> [Required task]:
In the listing below, pick out lines with "picture".

* START Source data *

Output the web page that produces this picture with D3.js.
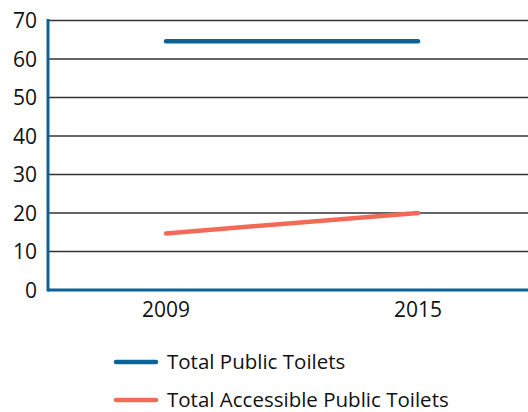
<!DOCTYPE html>
<html>
<head>
<meta charset="utf-8">
<script src="https://cdn.jsdelivr.net/npm/d3@7"></script>
<style>
  body { margin: 0; background: #fff; }
  text { font-family: "Open Sans", "Noto Sans", sans-serif; fill: #111; }
</style>
</head>
<body>
<div id="viz"></div>
<script>
var width = 528;
var height = 412;

// data
var years = ["2009", "2015"];
var totalToilets = [64.6, 64.6];
var accessibleToilets = [14.7, 20.0];
var seriesNames = ["Total Public Toilets", "Total Accessible Public Toilets"];
var seriesColors = ["#0b6396", "#f26a57"];
var yTicks = [0, 10, 20, 30, 40, 50, 60, 70];

var plotLeft = 48, plotRight = 528, plotTop = 20.5, plotBottom = 290;

var svg = d3.select("#viz").append("svg")
    .attr("width", width)
    .attr("height", height);

var x = d3.scalePoint()
    .domain(years)
    .range([166, 418]);

var y = d3.scaleLinear()
    .domain([0, 70])
    .range([plotBottom, plotTop]);

// gridlines
svg.selectAll(".grid")
    .data(yTicks.filter(function(d) { return d > 0; }))
  .enter().append("line")
    .attr("class", "grid")
    .attr("x1", plotLeft)
    .attr("x2", plotRight)
    .attr("y1", function(d) { return y(d); })
    .attr("y2", function(d) { return y(d); })
    .style("stroke", "#333")
    .style("stroke-width", 1.3);

// y tick labels
svg.selectAll(".ylab")
    .data(yTicks)
  .enter().append("text")
    .attr("class", "ylab")
    .attr("x", 37)
    .attr("y", function(d) { return y(d); })
    .attr("dy", "0.36em")
    .attr("text-anchor", "end")
    .style("font-size", "21px")
    .text(function(d) { return d; });

// x labels
svg.selectAll(".xlab")
    .data(years)
  .enter().append("text")
    .attr("class", "xlab")
    .attr("x", function(d) { return x(d); })
    .attr("y", 317)
    .attr("text-anchor", "middle")
    .style("font-size", "21px")
    .text(function(d) { return d; });

// axes
svg.append("line")
    .attr("x1", plotLeft).attr("x2", plotLeft)
    .attr("y1", plotTop - 1.5).attr("y2", plotBottom + 1.5)
    .style("stroke", "#0b6396")
    .style("stroke-width", 3);

svg.append("line")
    .attr("x1", plotLeft).attr("x2", plotRight)
    .attr("y1", plotBottom).attr("y2", plotBottom)
    .style("stroke", "#0b6396")
    .style("stroke-width", 3);

var line = d3.line()
    .x(function(d, i) { return x(years[i]); })
    .y(function(d) { return y(d); });

[totalToilets, accessibleToilets].forEach(function(s, i) {
  svg.append("path")
      .datum(s)
      .attr("d", line)
      .style("fill", "none")
      .style("stroke", seriesColors[i])
      .style("stroke-width", 4.5)
      .style("stroke-linecap", "round");
});

// legend
var legend = svg.selectAll(".legend")
    .data(seriesNames)
  .enter().append("g")
    .attr("class", "legend")
    .attr("transform", function(d, i) { return "translate(0," + (362 + i * 38) + ")"; });

legend.append("line")
    .attr("x1", 116).attr("x2", 156)
    .attr("y1", 0).attr("y2", 0)
    .style("stroke", function(d, i) { return seriesColors[i]; })
    .style("stroke-width", 4.5)
    .style("stroke-linecap", "round");

legend.append("text")
    .attr("x", 167)
    .attr("y", 0)
    .attr("dy", "0.34em")
    .style("font-size", "20.5px")
    .text(function(d) { return d; });
</script>
</body>
</html>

* END Source data *

> [Response]:
Output the web page that produces this picture with D3.js.

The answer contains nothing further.